Silent Hill. Queste due semplici parole faranno risuonare nella mente di molti giocatori ricordi e sensazioni. La serie targata Konami ed ideata dal game designer Keichiro Toyama si è imposta nel tempo come punto di riferimento per l’horror psicologico, ultraterreno e melanconico in contrapposizione alle atmosfere più militaresche e scientifiche del marchio Biohazard/Resident Evil targato Capcom. Nel corso del tempo si sono formate due “fazioni” tra gli amanti del survival horror, identificate principalmente nell’apprezzamento di un’atmosfera più eterea (Silent Hill) ed invece la voglia di potersi confrontare con un orrore fin troppo tangibile (Resident Evil). Oggi il genere survival horror vive un’epoca di grande lustro ed amore da parte della community dei videogiocatori, cresciuta esponenzialmente di numero rispetto all’epoca in cui la creatura di Keichiro Toyama muoveva i suoi primi passi alla fine del millennio. Silent Hill si è reincarnato in numerosi episodi con anche una riduzione cinematografica all’attivo, ma l’ideatore della serie ha abbandonato la sua “creatura” (ed il Team Silent che si occupava della realizzazione) nel 1999 subito dopo il lancio del primo episodio. Si spostò in Japan Studio, team fondato da Sony, per dedicarsi al misterioso “Project Siren”.
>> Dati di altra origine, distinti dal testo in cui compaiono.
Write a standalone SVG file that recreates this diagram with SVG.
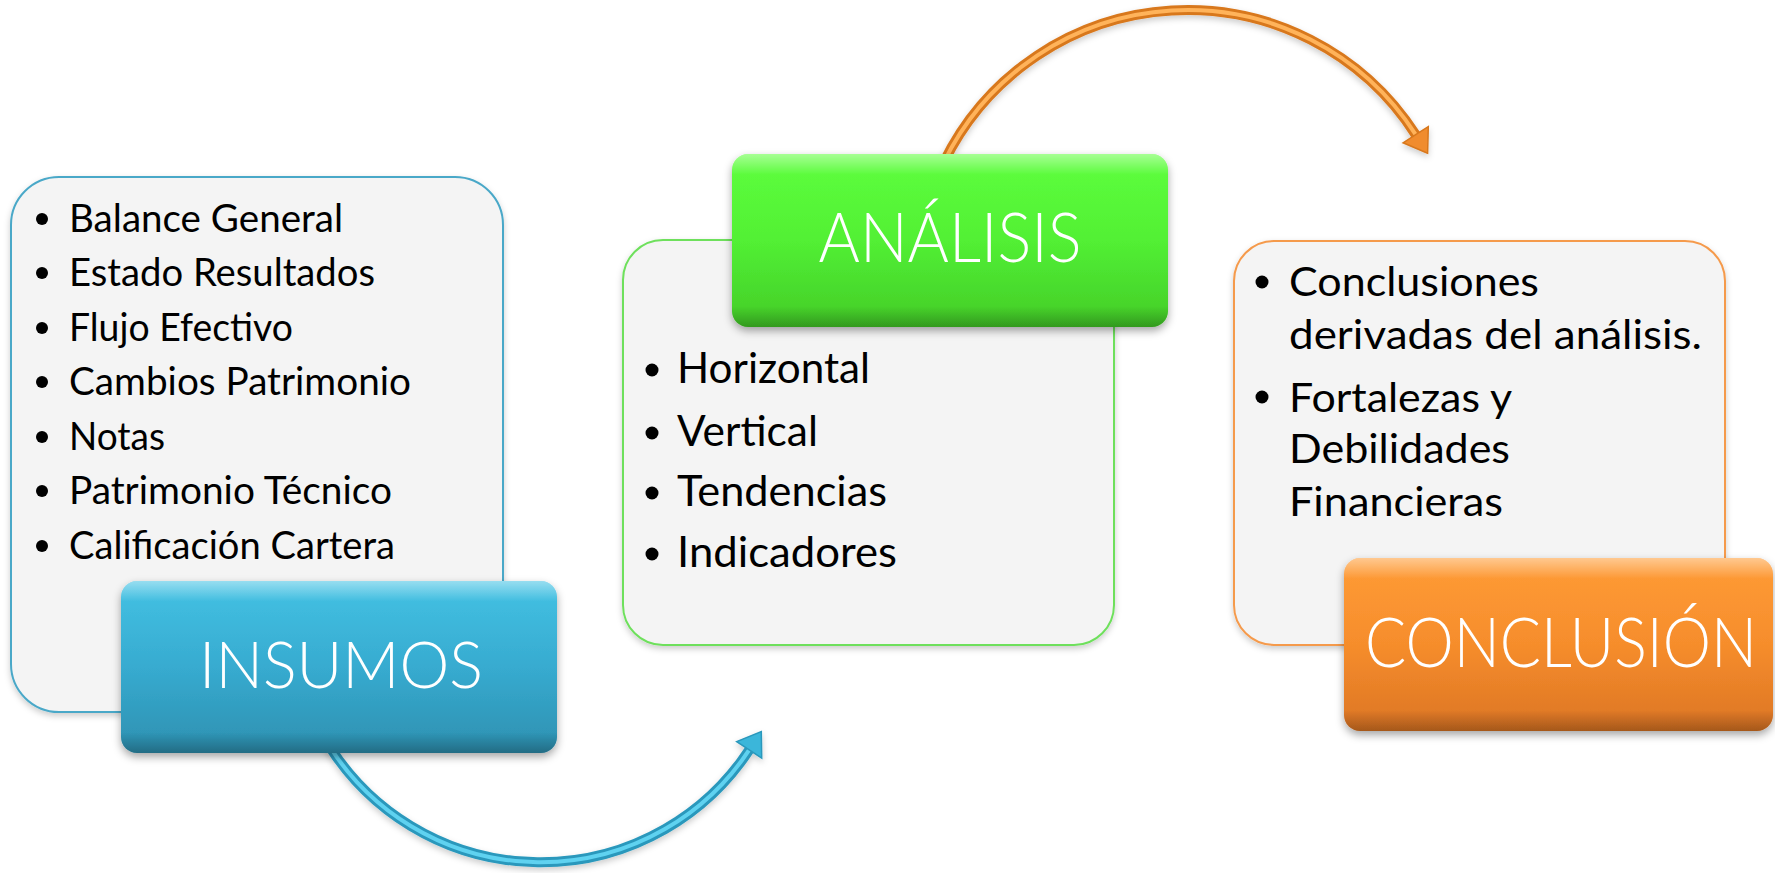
<svg xmlns="http://www.w3.org/2000/svg" width="1775" height="873" viewBox="0 0 1775 873">
<defs>
<filter id="shadow" x="-10%" y="-10%" width="120%" height="130%">
<feDropShadow dx="0" dy="4" stdDeviation="4" flood-color="#000" flood-opacity="0.35"/>
</filter>
<filter id="shadowSoft" x="-10%" y="-10%" width="120%" height="130%">
<feDropShadow dx="0" dy="3" stdDeviation="3" flood-color="#000" flood-opacity="0.2"/>
</filter>
<linearGradient id="gBlue" x1="0" y1="0" x2="0" y2="1">
<stop offset="0" stop-color="#43c2e4"/>
<stop offset="0.5" stop-color="#37abd0"/>
<stop offset="1" stop-color="#2d90b0"/>
</linearGradient>
<linearGradient id="gGreen" x1="0" y1="0" x2="0" y2="1">
<stop offset="0" stop-color="#5eff3e"/>
<stop offset="0.5" stop-color="#52f034"/>
<stop offset="1" stop-color="#43cc28"/>
</linearGradient>
<linearGradient id="gOrange" x1="0" y1="0" x2="0" y2="1">
<stop offset="0" stop-color="#ff9c36"/>
<stop offset="0.5" stop-color="#f68d2c"/>
<stop offset="1" stop-color="#dc7524"/>
</linearGradient>
<linearGradient id="gHi" x1="0" y1="0" x2="0" y2="1">
<stop offset="0" stop-color="#fff" stop-opacity="0.45"/>
<stop offset="0.12" stop-color="#fff" stop-opacity="0"/>
<stop offset="0.88" stop-color="#000" stop-opacity="0"/>
<stop offset="1" stop-color="#000" stop-opacity="0.25"/>
</linearGradient>
</defs>
<style>
.tbox{fill:#f4f4f4;stroke-width:2;filter:url(#shadowSoft)}
.hdr{filter:url(#shadow)}
.hi{fill:url(#gHi)}
.body{font-family:Lato,"Open Sans","Liberation Sans",sans-serif;fill:#000;}
.title{font-family:Lato,"Open Sans","Liberation Sans",sans-serif;font-weight:300;fill:#fff;text-anchor:middle;}
.dot{fill:#000}
.shaft{fill:none;stroke-linecap:butt}
</style>

<g id="connectors">
<g id="arrow-insumos-analisis" filter="url(#shadowSoft)">
<path class="shaft" d="M328.5,744.8 A250,250 0 0 0 749.2,749.9" stroke="#2a98bc" stroke-width="10"/>
<path class="shaft" d="M328.5,744.8 A250,250 0 0 0 749.2,749.9" stroke="#5fd2f0" stroke-width="4"/>
<polygon points="761.3,731.5 761.7,758.2 749.2,749.9 736.7,741.6" fill="#3ab6da" stroke="#2a98bc" stroke-width="1.5"/>
</g>
<g id="arrow-analisis-conclusion" filter="url(#shadowSoft)">
<path class="shaft" d="M943.7,162.4 A271.3,271.3 0 0 1 1415.7,134.7" stroke="#d8781e" stroke-width="10"/>
<path class="shaft" d="M943.7,162.4 A271.3,271.3 0 0 1 1415.7,134.7" stroke="#ffb35a" stroke-width="4"/>
<polygon points="1427.6,153.2 1403.1,142.8 1415.7,134.7 1428.3,126.6" fill="#f08c2e" stroke="#d8781e" stroke-width="1.5"/>
</g>
</g>

<g id="insumos-list">
<rect class="tbox" x="11" y="177" width="492" height="535" rx="48" stroke="#4aa8c8"/>
<circle class="dot" cx="42" cy="219" r="6"/>
<circle class="dot" cx="42" cy="273" r="6"/>
<circle class="dot" cx="42" cy="328" r="6"/>
<circle class="dot" cx="42" cy="382" r="6"/>
<circle class="dot" cx="42" cy="437" r="6"/>
<circle class="dot" cx="42" cy="491" r="6"/>
<circle class="dot" cx="42" cy="546" r="6"/>
<text class="body" font-size="39" x="69" y="232" textLength="274" lengthAdjust="spacingAndGlyphs">Balance General</text>
<text class="body" font-size="39" x="69" y="286" textLength="306" lengthAdjust="spacingAndGlyphs">Estado Resultados</text>
<text class="body" font-size="39" x="69" y="341" textLength="224" lengthAdjust="spacingAndGlyphs">Flujo Efectivo</text>
<text class="body" font-size="39" x="69" y="395" textLength="342" lengthAdjust="spacingAndGlyphs">Cambios Patrimonio</text>
<text class="body" font-size="39" x="69" y="450" textLength="96" lengthAdjust="spacingAndGlyphs">Notas</text>
<text class="body" font-size="39" x="69" y="504" textLength="323" lengthAdjust="spacingAndGlyphs">Patrimonio Técnico</text>
<text class="body" font-size="39" x="69" y="559" textLength="326" lengthAdjust="spacingAndGlyphs">Calificación Cartera</text>
</g>

<g id="insumos">
<rect class="hdr" x="121" y="581" width="436" height="172" rx="16" fill="url(#gBlue)"/>
<rect class="hi" x="121" y="581" width="436" height="172" rx="16"/>
<text class="title" font-size="65" x="341" y="688" textLength="284" lengthAdjust="spacingAndGlyphs">INSUMOS</text>
</g>

<g id="analisis-list">
<rect class="tbox" x="623" y="240" width="491" height="405" rx="40" stroke="#6ee05c"/>
<circle class="dot" cx="652" cy="370" r="6.5"/>
<circle class="dot" cx="652" cy="433" r="6.5"/>
<circle class="dot" cx="652" cy="493" r="6.5"/>
<circle class="dot" cx="652" cy="554" r="6.5"/>
<text class="body" font-size="43" x="677" y="383" textLength="193" lengthAdjust="spacingAndGlyphs">Horizontal</text>
<text class="body" font-size="43" x="677" y="446" textLength="141" lengthAdjust="spacingAndGlyphs">Vertical</text>
<text class="body" font-size="43" x="677" y="506" textLength="210" lengthAdjust="spacingAndGlyphs">Tendencias</text>
<text class="body" font-size="43" x="677" y="567" textLength="220" lengthAdjust="spacingAndGlyphs">Indicadores</text>
</g>

<g id="analisis">
<rect class="hdr" x="732" y="154" width="436" height="173" rx="16" fill="url(#gGreen)"/>
<rect class="hi" x="732" y="154" width="436" height="173" rx="16"/>
<text class="title" font-size="68" x="950" y="262" textLength="263" lengthAdjust="spacingAndGlyphs">ANÁLISIS</text>
</g>

<g id="conclusion-list">
<rect class="tbox" x="1234" y="241" width="491" height="404" rx="40" stroke="#f59a4c"/>
<circle class="dot" cx="1262" cy="282" r="6.5"/>
<circle class="dot" cx="1262" cy="397" r="6.5"/>
<text class="body" font-size="41" x="1289" y="296" textLength="250" lengthAdjust="spacingAndGlyphs">Conclusiones</text>
<text class="body" font-size="41" x="1289" y="349" textLength="413" lengthAdjust="spacingAndGlyphs">derivadas del análisis.</text>
<text class="body" font-size="41" x="1289" y="412" textLength="223" lengthAdjust="spacingAndGlyphs">Fortalezas y</text>
<text class="body" font-size="41" x="1289" y="463" textLength="221" lengthAdjust="spacingAndGlyphs">Debilidades</text>
<text class="body" font-size="41" x="1289" y="516" textLength="214" lengthAdjust="spacingAndGlyphs">Financieras</text>
</g>

<g id="conclusion">
<rect class="hdr" x="1344" y="558" width="429" height="173" rx="16" fill="url(#gOrange)"/>
<rect class="hi" x="1344" y="558" width="429" height="173" rx="16"/>
<text class="title" font-size="68" x="1561" y="667" textLength="392" lengthAdjust="spacingAndGlyphs">CONCLUSIÓN</text>
</g>
</svg>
Questo incipit corposo è importante da tenere a mente, altrimenti sarebbe difficile spiegarsi perché due titoli ideati dallo stesso autore (e con atmosfere molto simili) godono di così diversi livelli di popolarità. Siren (noto come Forbidden Siren per la versione PAL) venne rilasciato nel 2003 in esclusiva per Playstation 2, all’epoca console di punta del mercato e con una base installata enorme. Probabilmente molti tra voi non avranno mai sentito parlare di questo titolo, nonostante queste premesse. Stiamo parlando di un gioco all’avanguardia per l’epoca, sia a livello tecnico che di gameplay: un esperimento survival horror decisamente stravagante sia per impostazione che per feeling, nonostante l’influenza del creatore di Silent Hill si sentisse pesantemente (in senso buono) ovunque.
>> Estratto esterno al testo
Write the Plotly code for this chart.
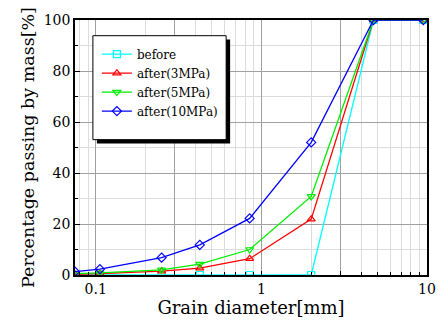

Il gioco presenta uno scenario straniante e complesso, storie intrecciate con al centro un inquietante “Butterfly Effect” che rende la storia di un personaggio influenzabile (ed influenzante) la storia degli altri. Vicende oscure che si sviluppano attorno al villaggio di Hanuda e che riguardano la comparsa dei misteriosi non-morti Shibito, al tempo stesso ostacoli e vettori di un potere particolare nelle mani del giocatore.
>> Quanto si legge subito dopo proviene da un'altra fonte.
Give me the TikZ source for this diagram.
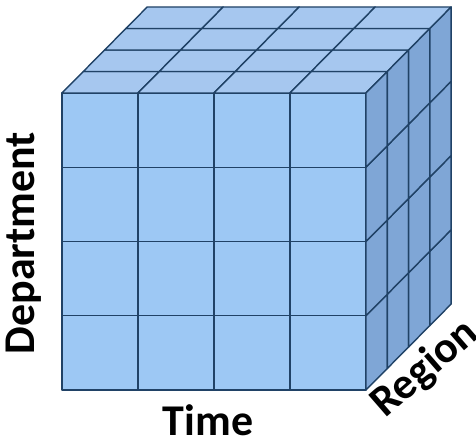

E’ impossibile narrare in poche parole ciò che Siren rappresenta: il senso di angoscia che è in grado di trasmettere supera i limiti persino della serie Silent Hill, di fatto consacrando questo titolo come opera più spaventosa di Keichiro Toyama. Eppure nell’immaginario collettivo è sempre Silent Hill ad occupare il posto di maggior rilievo, nonostante entrambi i giochi provengano dalla mente dello stesso creatore. Non va infatti dimenticato che Siren ha visto i suoi natali sulla console più venduta della storia, mai raggiunta neppure al giorno d’oggi nonostante il maggior numero di giocatori presenti sul mercato.
A volte basta scavare un po’ nel passato per capire come sia possibile una determinata situazione attuale. Se andiamo a vedere le recensioni dell’epoca saltano fuori commenti relativi al gameplay, azzoppato dalle troppe sezioni trial & error e da un generale livello di difficoltà elevato con controlli legnosi. E’ forse possibile escludere i primi episodi della serie Silent Hill dalla lista di titoli che sono affetti da questi particolari difetti? Certamente no.
Eppure, per qualche motivo, Siren è lentamente scivolato nell’oblio ed ha tirato fuori la testa soltanto alcuni anni dopo nel 2006 con il sequel (accolto allo stesso modo) ed il remake del primo episodio arrivato su Playstation 3 nel 2008 con il titolo di Siren: Blood Curse. Il gioco ha ottenuto finalmente credito, almeno in termini di critica, grazie ai sostanziali miglioramenti apportati al gameplay ed al sistema di movimento. Siren è un titolo dotato di enorme carisma e con molto altro da dire: è un caso strano e curioso che sia rimasto così a lungo confinato in una sorta di “mondo sotterraneo” esplorato costantemente da appassionati del genere e retrogamers desiderosi di scoprire molte perle scomparse dell’epoca PS2. Se ci sono amanti della serie Silent Hill tra voi (e sono certo che siete in molti) non perdete l’occasione di recuperare questo pezzo importante della storia videoludica. Non ve ne pentirete.